For a theory of acoustic invariance to provide a sufficient account of talker variability and speech perception, invariant category-distinguishing acoustic cues must be identified for the full set of sounds in a language. To date, however, sufficient cues have not been identified for speech sounds like vowels and fricatives, in part because the physical properties of these sounds are highly dependent on the talker’s vocal anatomy and accent, as we discuss further below. It should be noted that while the search for acoustic invariance has not yielded a viable account of speech perception, this line of research markedly advanced the understanding of the spectral properties of speech, which has had far reaching benefits: inter alia, improving the quality of synthesized speech (see Klatt, 1987).

2.2 Articulatory/Motor Invariance

Another approach to invariance has focused on articulatory gestures, arguing that the invariant aspects of speech are not part of the acoustic signal but rather part of the production processes that generate the signal (Iskarous, Fowler, & Whalen, 2010; Sussman, Fruchter, Hilbert, & Sirosh, 1998). The central tenet of the motor theory of speech perception is that the objects of speech perception are the “intended phonetic gestures” of a talker (Liberman, 1982; Liberman et al., 1967; Liberman & Mattingly, 1985). This claim is based on several assumptions about the architecture of the speech processing system.
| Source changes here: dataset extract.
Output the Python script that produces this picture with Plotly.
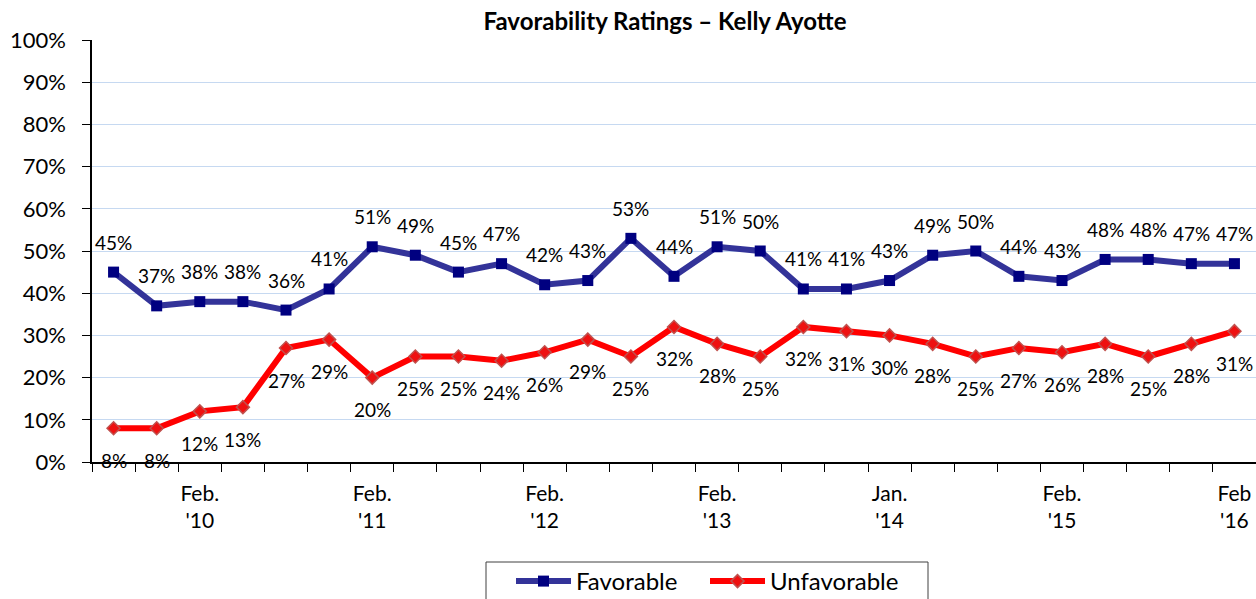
import plotly.graph_objects as go

favorable = [45, 37, 38, 38, 36, 41, 51, 49, 45, 47, 42, 43, 53, 44, 51, 50, 41, 41, 43, 49, 50, 44, 43, 48, 48, 47, 47]
unfavorable = [8, 8, 12, 13, 27, 29, 20, 25, 25, 24, 26, 29, 25, 32, 28, 25, 32, 31, 30, 28, 25, 27, 26, 28, 25, 28, 31]
tick_idx = [2, 6, 10, 14, 18, 22, 26]
tick_labels = ["Feb.<br>'10", "Feb.<br>'11", "Feb.<br>'12", "Feb.<br>'13", "Jan.<br>'14", "Feb.<br>'15", "Feb<br>'16"]
y_ticks = [0, 10, 20, 30, 40, 50, 60, 70, 80, 90, 100]

FONT = "Lato"
x = list(range(len(favorable)))

W, H = 1256, 599
L, T, R, B = 92, 40, 0, 137
PW, PH = W - L - R, H - T - B

fig = go.Figure()
fig.add_trace(go.Scatter(
    x=x, y=favorable, mode="lines+markers", name="Favorable",
    line=dict(color="#333399", width=6),
    marker=dict(symbol="square", size=11, color="#000080", line=dict(width=0)),
))
fig.add_trace(go.Scatter(
    x=x, y=unfavorable, mode="lines+markers", name="Unfavorable",
    line=dict(color="#ff0000", width=6),
    marker=dict(symbol="diamond", size=10, color="#ee1111", line=dict(color="#c0504d", width=1.5)),
))

annots = []
for i, v in enumerate(favorable):
    annots.append(dict(x=i, y=v, text=f"{v}%", showarrow=False, yshift=30,
                       font=dict(family=FONT, size=19, color="#000")))
for i, v in enumerate(unfavorable):
    annots.append(dict(x=i, y=v, text=f"{v}%", showarrow=False, yshift=-32,
                       font=dict(family=FONT, size=19, color="#000")))

# legend frame (reference legend box runs off the bottom edge)
shapes = [dict(type="rect", xref="paper", yref="paper",
               x0=(486 - L) / PW, x1=(928 - L) / PW,
               y0=-(620 - T - PH) / PH, y1=-(562 - T - PH) / PH,
               line=dict(color="#404040", width=1), fillcolor="rgba(0,0,0,0)", layer="above")]

fig.update_layout(
    width=W, height=H,
    margin=dict(l=L, r=R, t=T, b=B, autoexpand=False),
    paper_bgcolor="white", plot_bgcolor="white",
    title=dict(text="<b>Favorability Ratings – Kelly Ayotte</b>", x=665 / W, xanchor="center",
               y=1 - 22 / H, yanchor="middle", font=dict(family=FONT, size=24, color="#000")),
    showlegend=True,
    legend=dict(orientation="h", x=(511 - L) / PW, xanchor="left", y=-(559 - T - PH) / PH, yanchor="top",
                borderwidth=0, bgcolor="rgba(0,0,0,0)", font=dict(family=FONT, size=24, color="#000"),
                itemwidth=55, entrywidth=124),
    annotations=annots,
    shapes=shapes,
    xaxis=dict(range=[-0.5, len(favorable) - 0.5], tickmode="array", tickvals=tick_idx, ticktext=tick_labels,
               ticks="", showgrid=False, zeroline=False, showline=True, linecolor="#000", linewidth=1.5,
               ticklabelstandoff=12,
               tickfont=dict(family=FONT, size=21, color="#000"),
               minor=dict(ticks="outside", tick0=-0.5, dtick=1, ticklen=8, tickcolor="#000", tickwidth=1, showgrid=False)),
    yaxis=dict(range=[0, 100], tickmode="array", tickvals=y_ticks, ticktext=[f"{t}%" for t in y_ticks],
               ticks="outside", ticklen=8, tickcolor="#000", showgrid=True, gridcolor="#c6d9f1", gridwidth=1,
               zeroline=False, showline=True, linecolor="#000", linewidth=1.5, ticklabelstandoff=12,
               tickfont=dict(family=FONT, size=22, color="#000")),
)

fig.write_html("out.html", config={"displayModeBar": False},
               post_script="document.body.style.margin='0';document.body.style.overflow='hidden';")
First, motor theory assumes that speech production and speech perception are tightly linked and share the same representations. Second, this theory assumes that speech sounds are represented in the brain as “invariant motor commands that call for movements of the articulators through certain linguistically significant configurations” (Liberman & Mattingly, 1985, p. 2, emphasis added): e.g., the category [m] is described as a combination of a labial gesture and a velum-lowering gesture. While the abstract category-specific motor commands are assumed to be invariant, the physical execution of these commands naturally varies across utterances and talkers. Thus, Liberman and Mattingly (1985, p. 3) argue that:

[t]o perceive an utterance is to perceive a specific pattern of intended gestures. We have to say “intended gestures,” because, for a number of reasons (coarticulation being merely the most obvious), the gestures are not directly manifested in the acoustic signal or in the observable articulatory movements. It is thus no simple matter . . . to define specific gestures rigorously or to relate them to their observable consequences.

On this view, speech perception involves reconstructing the production plan. In other words, speech input is perceived as the intended phonetic gestures by internally deriving the gestures involved in producing the speech signal (e.g., analysis by synthesis). As the quote above indicates, however, one of the challenges faced by motor theory is to provide an explicit account of how speech input is translated into ostensibly invariant motor commands.

One answer to this challenge holds that the objects of speech perception are the actual physical gestures produced by a talker, rather than the intended gestures (see the direct realist view of speech perception, which is broadly related to the motor theory, but differs in many of the basic assumptions; Best, 1995; Fowler, 1986, 1991; Gibson, 1966). For physical gestures to be the objects of speech perception, these gestures must be “perceivable” even when listeners have no visual information about the physical production of speech sounds (e.g., when talking on the phone or listening to the radio). Research in the field of automatic speech recognition has demonstrated that articulatory gestures can be recovered from the acoustic signal, without any corresponding visual articulatory information (for a review, see Schroeter & Sondhi, 1994) and that these recovered gestures can indeed guide speech recognition (e.g., Mitra, Nam, Epsy-Wilson, Saltzman, & Goldstein, 2012).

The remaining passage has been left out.